** SET TASK **
Reproduce the listing below word for word, with no pictures.

--- begin ---

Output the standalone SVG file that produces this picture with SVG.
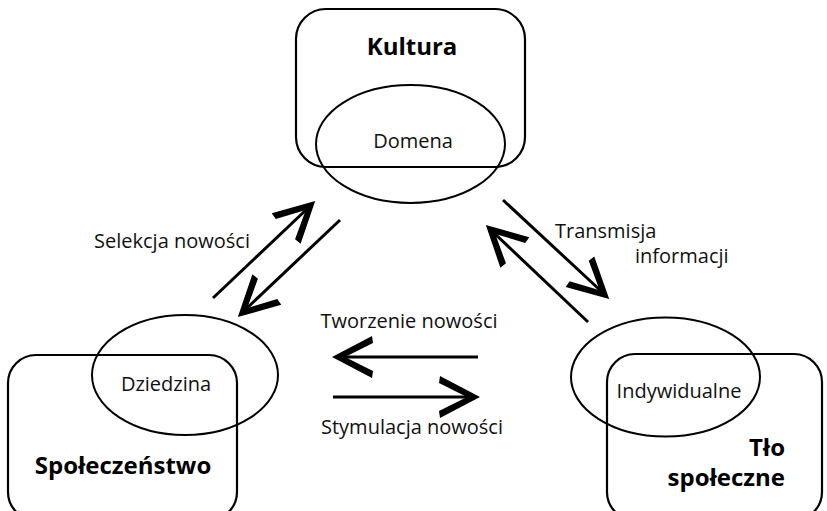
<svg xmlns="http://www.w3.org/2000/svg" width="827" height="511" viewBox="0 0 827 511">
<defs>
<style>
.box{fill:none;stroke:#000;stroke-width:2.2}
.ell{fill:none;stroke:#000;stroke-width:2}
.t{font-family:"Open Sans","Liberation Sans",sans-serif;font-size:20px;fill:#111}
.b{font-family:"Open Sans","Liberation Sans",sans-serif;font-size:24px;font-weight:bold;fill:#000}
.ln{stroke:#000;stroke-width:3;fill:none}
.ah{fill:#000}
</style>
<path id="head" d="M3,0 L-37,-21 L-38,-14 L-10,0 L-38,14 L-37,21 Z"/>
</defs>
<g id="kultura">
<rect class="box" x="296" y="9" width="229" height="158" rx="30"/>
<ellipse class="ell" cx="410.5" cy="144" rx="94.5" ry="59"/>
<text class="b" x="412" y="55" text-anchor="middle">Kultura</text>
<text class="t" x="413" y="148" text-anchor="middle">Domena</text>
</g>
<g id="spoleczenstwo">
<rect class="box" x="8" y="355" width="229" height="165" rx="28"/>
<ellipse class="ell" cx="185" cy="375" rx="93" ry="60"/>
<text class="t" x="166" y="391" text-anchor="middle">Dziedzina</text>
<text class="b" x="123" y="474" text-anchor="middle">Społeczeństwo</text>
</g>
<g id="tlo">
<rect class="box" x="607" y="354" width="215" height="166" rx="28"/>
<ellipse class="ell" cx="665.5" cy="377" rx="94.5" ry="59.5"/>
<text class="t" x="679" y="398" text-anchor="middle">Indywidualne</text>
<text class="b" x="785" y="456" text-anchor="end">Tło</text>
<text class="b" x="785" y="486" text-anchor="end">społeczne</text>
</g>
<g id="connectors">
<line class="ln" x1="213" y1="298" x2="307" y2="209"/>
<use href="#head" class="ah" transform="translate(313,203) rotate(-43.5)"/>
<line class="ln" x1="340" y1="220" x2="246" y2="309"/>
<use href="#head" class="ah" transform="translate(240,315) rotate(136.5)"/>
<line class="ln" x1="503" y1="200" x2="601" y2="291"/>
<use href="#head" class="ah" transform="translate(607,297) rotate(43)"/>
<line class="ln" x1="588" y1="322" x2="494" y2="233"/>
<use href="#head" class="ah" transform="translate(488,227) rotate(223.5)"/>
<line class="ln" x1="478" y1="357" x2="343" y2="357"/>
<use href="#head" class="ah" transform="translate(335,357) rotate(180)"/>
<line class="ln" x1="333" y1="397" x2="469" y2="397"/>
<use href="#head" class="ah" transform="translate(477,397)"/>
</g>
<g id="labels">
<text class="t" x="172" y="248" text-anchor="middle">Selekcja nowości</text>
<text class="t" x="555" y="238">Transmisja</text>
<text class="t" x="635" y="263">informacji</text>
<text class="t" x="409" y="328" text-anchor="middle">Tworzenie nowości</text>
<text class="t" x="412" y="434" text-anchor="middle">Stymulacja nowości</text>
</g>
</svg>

--- end ---

** TASK SOLUTION **
Output the standalone SVG file that produces this picture with SVG.
<svg xmlns="http://www.w3.org/2000/svg" width="827" height="511" viewBox="0 0 827 511">
<defs>
<style>
.box{fill:none;stroke:#000;stroke-width:2.2}
.ell{fill:none;stroke:#000;stroke-width:2}
.t{font-family:"Open Sans","Liberation Sans",sans-serif;font-size:20px;fill:#111}
.b{font-family:"Open Sans","Liberation Sans",sans-serif;font-size:24px;font-weight:bold;fill:#000}
.ln{stroke:#000;stroke-width:3;fill:none}
.ah{fill:#000}
</style>
<path id="head" d="M3,0 L-37,-21 L-38,-14 L-10,0 L-38,14 L-37,21 Z"/>
</defs>
<g id="kultura">
<rect class="box" x="296" y="9" width="229" height="158" rx="30"/>
<ellipse class="ell" cx="410.5" cy="144" rx="94.5" ry="59"/>
<text class="b" x="412" y="55" text-anchor="middle">Kultura</text>
<text class="t" x="413" y="148" text-anchor="middle">Domena</text>
</g>
<g id="spoleczenstwo">
<rect class="box" x="8" y="355" width="229" height="165" rx="28"/>
<ellipse class="ell" cx="185" cy="375" rx="93" ry="60"/>
<text class="t" x="166" y="391" text-anchor="middle">Dziedzina</text>
<text class="b" x="123" y="474" text-anchor="middle">Społeczeństwo</text>
</g>
<g id="tlo">
<rect class="box" x="607" y="354" width="215" height="166" rx="28"/>
<ellipse class="ell" cx="665.5" cy="377" rx="94.5" ry="59.5"/>
<text class="t" x="679" y="398" text-anchor="middle">Indywidualne</text>
<text class="b" x="785" y="456" text-anchor="end">Tło</text>
<text class="b" x="785" y="486" text-anchor="end">społeczne</text>
</g>
<g id="connectors">
<line class="ln" x1="213" y1="298" x2="307" y2="209"/>
<use href="#head" class="ah" transform="translate(313,203) rotate(-43.5)"/>
<line class="ln" x1="340" y1="220" x2="246" y2="309"/>
<use href="#head" class="ah" transform="translate(240,315) rotate(136.5)"/>
<line class="ln" x1="503" y1="200" x2="601" y2="291"/>
<use href="#head" class="ah" transform="translate(607,297) rotate(43)"/>
<line class="ln" x1="588" y1="322" x2="494" y2="233"/>
<use href="#head" class="ah" transform="translate(488,227) rotate(223.5)"/>
<line class="ln" x1="478" y1="357" x2="343" y2="357"/>
<use href="#head" class="ah" transform="translate(335,357) rotate(180)"/>
<line class="ln" x1="333" y1="397" x2="469" y2="397"/>
<use href="#head" class="ah" transform="translate(477,397)"/>
</g>
<g id="labels">
<text class="t" x="172" y="248" text-anchor="middle">Selekcja nowości</text>
<text class="t" x="555" y="238">Transmisja</text>
<text class="t" x="635" y="263">informacji</text>
<text class="t" x="409" y="328" text-anchor="middle">Tworzenie nowości</text>
<text class="t" x="412" y="434" text-anchor="middle">Stymulacja nowości</text>
</g>
</svg>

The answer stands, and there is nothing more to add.